The controversial tax code will look to levy a 20 percent tax on income generated by crypto transactions, as long as they exceed 2.5 million Korean won - about $2,100. It has already been significantly condemned by many in the industry, but the finance ministry is still looking to get it imposed.
Companies Already Pulling Out
With the current regulatory landscape, it is no surprise that companies are now leaving South Korea.
In July, local crypto exchange Bitsonic announced on its Telegram channel that it would temporarily stop operating. The company had cited “internal and external issues,” while CPDAX- another crypto trading platform - had announced that it would close its operations entirely on September 1.
The biggest closures so far have occurred in September, however.
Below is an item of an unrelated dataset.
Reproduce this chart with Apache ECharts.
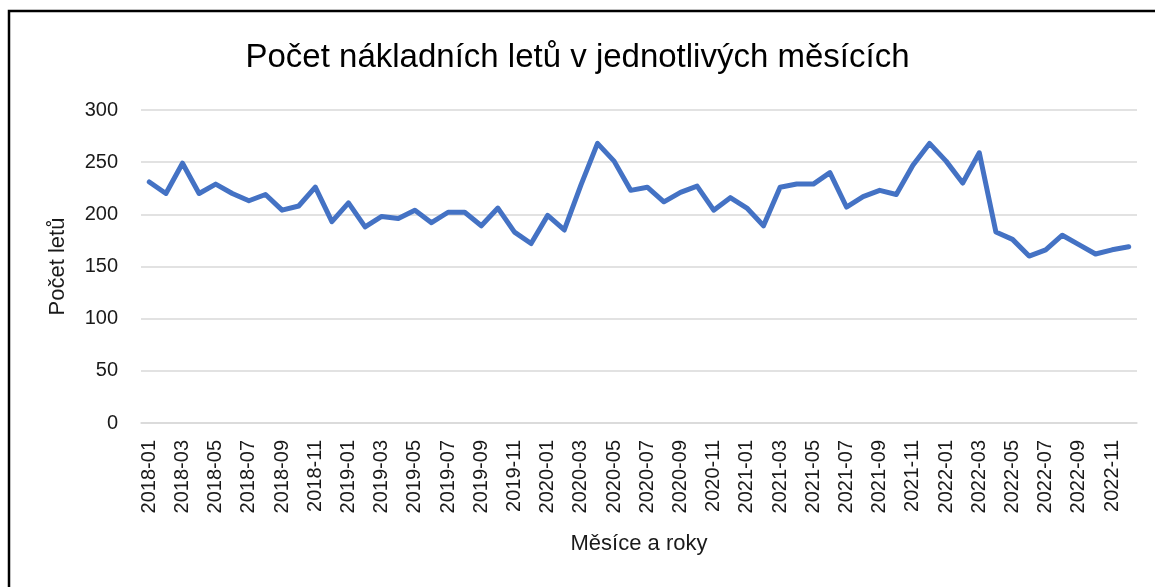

Bybit, one of the world’s largest crypto derivatives trading platforms, has announced that it would close some of its services to the country ahead of the September 24 deadline.
As the exchange announced, support for the Korean language will stop on its platform. The company will also cease support for its official South Korean community on social media.
"Korean traders may still use Bybit products and services. These products and services just won't be offered in the Korean language any more," a spokesperson for the exchange said told Cointelegraph. "We had conversations with Korean regulators on that. We were told that licenses would only be given to local entities, and our setup precluded that."
Also, Gopax, a local crypto exchange that was backed by the Digital Currency Group, has said that it might close down as it is unable to find a banking partner. To be eligible for licenses, exchanges will need to show evidence that they operate using real-name accounts with local banks. But, domestic banks have so far refused to engage in risk assessment for several exchanges - including Gopax.
In a notice, Gopax said that it is negotiating with a financial institution to establish an account for processing deposits and withdrawals. Up until the deadline, it will continue operating its crypto trading service for the Korean won. But, if its negotiations don’t yield any results. The company will have to end support for all won transactions.